My mentor would refer to those in their obsessive states as ‘those ones that have run away’. She felt they were suppressing their very life force and emotions. She would explain to me how their emotions had been generally suppressed from childhood years, as the child strove to conform in a desperate search for love and approval from peers and family.

Substance abuse appears to be gaining power amongst the original tribes and inhabitants of many countries such as Australia, Canada, the USA, and South Africa, where these people have until recently lived within a structured society and a familiar order. They now feel as if they are losing their sense of identity and their valued traditions as confusion sets in as to their true calling. A feeling of disillusionment and alienation from their ancestral roots leaves them drifting with no sense of purpose.

Those deep thinkers examining the current human condition have stressed that when we are doing what we were born to do, there is no void in our soul. People who have survived addiction and are living some kind of spiritual programme often refer to the “Hole in the Soul” which bedevils the existence of the active addict.

In my life experience and work with many kinds of people from all ethnic groups, I’ve come to believe that all kinds of addictive behaviour fit into Jung’s conviction that an addict needs a spiritual awakening. Jung could have been talking about any obsessive behaviour when he wrote:

“His craving for alcohol was the equivalent, on a low level, of the spiritual thirst of our being for wholeness, expressed in medieval language: The union with God.”

Carl Jung

I see my calling and rescue from addiction as being what Jung called” a higher education of the mind beyond the confines of mere rationalism.” I’m not sure that I completely understand where it came from or where it will lead me, but know that it saved my life – both the physical and the spiritual parts of me. I’ve been set on Jung’s “path which leads to higher understanding”.

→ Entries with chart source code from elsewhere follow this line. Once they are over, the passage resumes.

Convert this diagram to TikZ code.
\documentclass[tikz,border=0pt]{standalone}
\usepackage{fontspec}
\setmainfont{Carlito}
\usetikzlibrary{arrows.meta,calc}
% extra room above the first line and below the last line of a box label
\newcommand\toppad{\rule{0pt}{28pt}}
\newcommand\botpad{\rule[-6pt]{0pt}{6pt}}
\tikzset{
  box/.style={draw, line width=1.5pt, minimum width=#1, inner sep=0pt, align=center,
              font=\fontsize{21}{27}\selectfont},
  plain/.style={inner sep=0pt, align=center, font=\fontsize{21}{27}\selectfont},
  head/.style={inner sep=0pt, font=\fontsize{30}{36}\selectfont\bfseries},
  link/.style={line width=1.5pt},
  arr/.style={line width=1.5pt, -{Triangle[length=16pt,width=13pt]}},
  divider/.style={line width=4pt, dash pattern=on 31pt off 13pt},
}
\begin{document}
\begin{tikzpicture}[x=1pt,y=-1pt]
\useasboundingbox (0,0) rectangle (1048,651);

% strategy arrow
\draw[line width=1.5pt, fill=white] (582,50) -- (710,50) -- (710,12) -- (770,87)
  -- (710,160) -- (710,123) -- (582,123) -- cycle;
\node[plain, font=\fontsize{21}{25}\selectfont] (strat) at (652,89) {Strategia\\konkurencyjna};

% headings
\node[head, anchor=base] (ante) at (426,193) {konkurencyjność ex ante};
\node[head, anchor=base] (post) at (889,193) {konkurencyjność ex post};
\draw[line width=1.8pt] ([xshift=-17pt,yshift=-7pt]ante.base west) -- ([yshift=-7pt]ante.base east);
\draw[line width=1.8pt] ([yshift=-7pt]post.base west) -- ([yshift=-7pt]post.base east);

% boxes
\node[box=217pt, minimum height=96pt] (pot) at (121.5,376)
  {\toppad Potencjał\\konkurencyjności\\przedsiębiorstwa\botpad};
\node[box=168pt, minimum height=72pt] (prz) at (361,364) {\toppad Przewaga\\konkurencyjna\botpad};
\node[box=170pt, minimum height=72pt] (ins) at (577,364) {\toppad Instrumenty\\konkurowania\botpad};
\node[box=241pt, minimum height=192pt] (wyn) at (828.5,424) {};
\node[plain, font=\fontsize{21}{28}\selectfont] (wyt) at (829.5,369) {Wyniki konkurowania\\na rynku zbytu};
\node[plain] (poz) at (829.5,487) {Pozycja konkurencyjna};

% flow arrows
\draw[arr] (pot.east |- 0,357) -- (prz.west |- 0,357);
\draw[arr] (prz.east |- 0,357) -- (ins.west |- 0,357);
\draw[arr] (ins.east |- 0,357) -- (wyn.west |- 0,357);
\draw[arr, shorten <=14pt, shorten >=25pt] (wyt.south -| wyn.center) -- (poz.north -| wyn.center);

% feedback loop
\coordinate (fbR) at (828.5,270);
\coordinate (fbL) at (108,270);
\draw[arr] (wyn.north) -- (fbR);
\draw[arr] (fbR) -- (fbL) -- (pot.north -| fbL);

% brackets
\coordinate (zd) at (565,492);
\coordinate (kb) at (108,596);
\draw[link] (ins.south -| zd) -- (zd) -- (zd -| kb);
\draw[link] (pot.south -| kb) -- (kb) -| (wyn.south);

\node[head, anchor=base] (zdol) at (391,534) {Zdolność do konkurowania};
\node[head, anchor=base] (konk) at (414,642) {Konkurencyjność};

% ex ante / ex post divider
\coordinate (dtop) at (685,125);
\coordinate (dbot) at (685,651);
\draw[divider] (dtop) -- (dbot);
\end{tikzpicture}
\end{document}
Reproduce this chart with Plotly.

Sometimes I see the calling and my addiction as being two opposing sides of the same coin: Addiction is the dragging down and emptying of the soul, and appears to originate from darker influences. In contrast to this, the calling came to me as a call to rise; it came from the Ancestors who were guarding, guiding, and summoning me to the Light.

One other feature of addiction is that the addict faces a complete breakdown in communications with any being, especially with Spirit. The calling is the exact opposite of this because the ancestors are determined that the person being called should break out of this prison of silence and set up lines of communication. (And this would mean setting up lines of communication with spirit).

It was as if a great struggle took place between these two forces, each one pulling at me, trying to compel me to do its bidding. The forces of good won when I finally accepted that I needed to heed the call and take the higher path and to surrender the struggle. However, I never lose sight of the fact that addiction is a permanent condition, always waiting to pounce and reclaim possession of the soul. I continually ask the Ancestors for protection, and every day I once again commit myself to walking and working in the Light.

Some sangomas work with the forces of darkness, dispensing spells that will bring harm to people. My calling was to the Light, and all my efforts are directed at cleansing and healing and helping people to live in love and well-being. As a recovering addict, I know that my sobriety depends on staying away from resentments and hatred.

I am now convinced that when a person is doing what he/she was destined to do, the hole in the soul is no more. I believe that my acceptance of my calling in life and pursuit of this calling has been the greatest spiritual learning journey of all.